At some point after we ate, Beth disappeared into the kitchen.  Jill followed soon after, and I eventually excused myself to call Mom.  She had calmed down quite a bit since the day before, when I was stuck in La Guardia with no one to call, and I was relieved to hear that everything there was okay.  We talked for awhile, and of course I missed her--I've never really been away from home on my own, and the five days I spent in NY was the longest I'd EVER spent away from home.  After we hung up, I went back inside and just listened for awhile.  At one point, Ted pulled me aside to show me the afghan my mom made he and Beth as a wedding present, and pictures of her from their wedding.  She's a small woman, and she looks her age, but she looked so young and tiny in those photos that it was hard to believe they were the same person.  It meant a lot to me that he showed me those things.  My mom had her issues with a lot of people on my dad's side of the family, but Ted and Beth were never among them.  She remembers them fondly, and Ted told me to let her know that they still treasure the afghan she made them.  The mutual respect there, more than anything else that weekend, made me feel welcome.

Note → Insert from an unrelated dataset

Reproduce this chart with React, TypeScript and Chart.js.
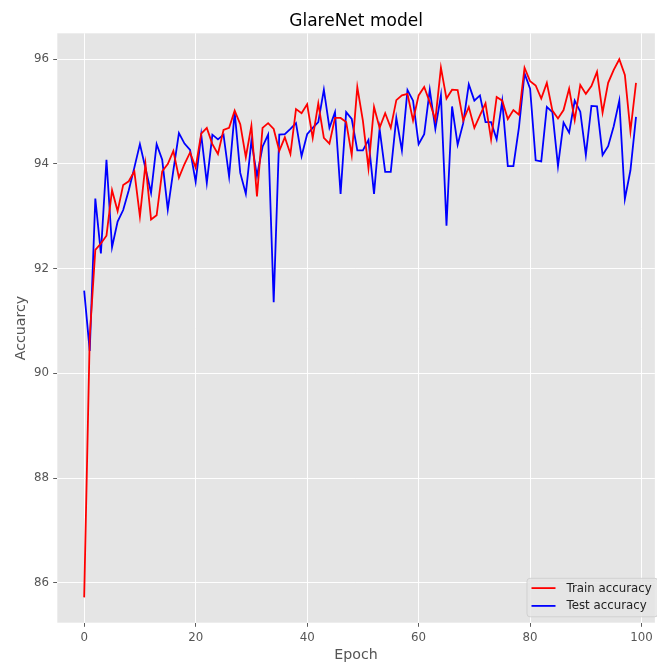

I wandered into the kitchen at one point to offer Beth and Jill help, since they were still making things for Thanksgiving dinner, and Beth put me to work chopping a bunch of vegetables for a stuffing.  The three of us made it, and the three of us cleaned it up, but I don't think I ate any of it.  It was kind of a weird stuffing, with croutons and veggies and pine nuts, and I don't like stuffing to begin with.  It felt kind of homey to make it, though.  I felt more comfortable after that.  They didn't treat me like a stranger or a guest: I was family to them.

Eventually, my dad and I went back to the brownstone we were staying in.  We talked for about an hour that night, about the past and the future.  I don't think I called him an asshole once.